Protests continue in Yemen
April 20, 2011 - 0:0
Security forces opened fire on demonstrators in south Yemen on Tuesday, injuring at least four.
Nouh al-Wafi, an activist, said several thousand protesters were rallying on Tuesday in the city of Taiz to demand the ouster of President Ali Abdullah Saleh when security forces fired on them, AP reported.Taiz has been a hotbed of two months of nationwide protests. Four protesters were killed in the southern city earlier this month.
The UN children's fund has said that 26 children have been killed during violent protests in Yemen over the last two months.
UNICEF spokeswoman Marixie Mercado said that most of the children killed in clashes between security forces and anti-government demonstrators died of wounds from live ammunition.
“It is a sign of the growing attention that Yemen is attracting after Egypt, Tunisia and Libya,” said a UN diplomat speaking on condition of anonymity, in reference to other protest-hit Arab states.
Also on Tuesday, a Yemeni government delegation left for Abu Dhabi for talks with the six-nation Persian Gulf Cooperation Council on its proposal for Saleh to transfer power to his deputy and end the crisis.
New political group formed
Meanwhile, Yemeni lawmakers who split from the ruling General People's Congress party have established a new political group calling for Saleh's ouster, a statement from the bloc said.
According to Aljazeera, the new group, named “Justice and Building Bloc”, comprises former ministers and members of the parliament who had deserted GPC in protest over the heavy-handed response by authorities to anti-Saleh demonstrations.
Members of the new group have called for “regime change” and the “immediate departure” of Saleh, according to the statement released late on Monday.
The bloc was announced in a ceremony on Monday in Sanaa.
It includes Nabil al-Faqih, former minister of tourism, Huda al-Baan, minister of human rights, and Khaled al-Wazir, transport minister, among others.
Economy hard hit
In another development, officials say that almost two months of unrest in Yemen has more than doubled the price of some basic foodstuffs and cooking gas while the value of the rial has plummeted, deepening the strain in what was already the Arab world's poorest nation.
According to AP, anger about the price increases and shortage of cooking gas have been building for weeks, with protests surfacing in major cities, including the capital, and hundreds of people blocking main roads with empty gas cylinders.

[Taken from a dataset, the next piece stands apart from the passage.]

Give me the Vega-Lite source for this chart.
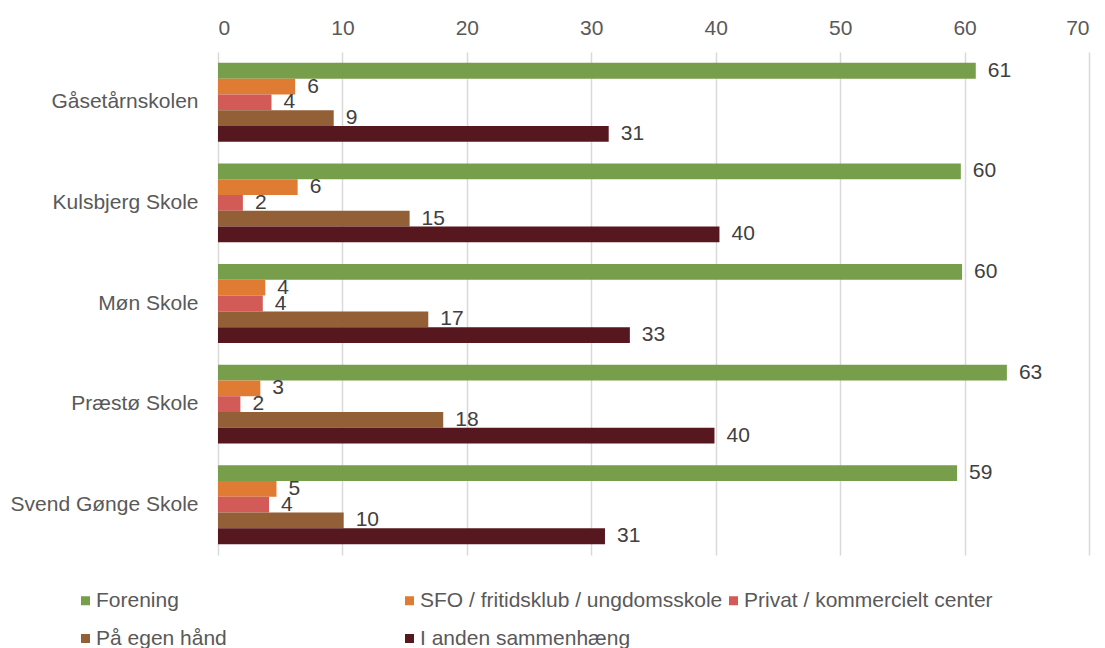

Meanwhile, unemployment, pegged at 49 percent in 2010, according to economists, is getting worse as business tapers off and the devaluation in the rial has hammered the construction sector.
As violence and the threat of economic collapse continue to increase in Yemen, Saleh’s administration has come under mounting pressure to determine a swift resolution to the stalemate.
But Saleh has remained defiant in the face of calls for his resignation. Negotiations with opposition groups that began weeks ago have failed to achieve tangible results.
Saleh has publicly expressed willingness to transfer power, but has yet to indicate how or when a handover would take place. Protesters say they will accept nothing short of the president's immediate departure.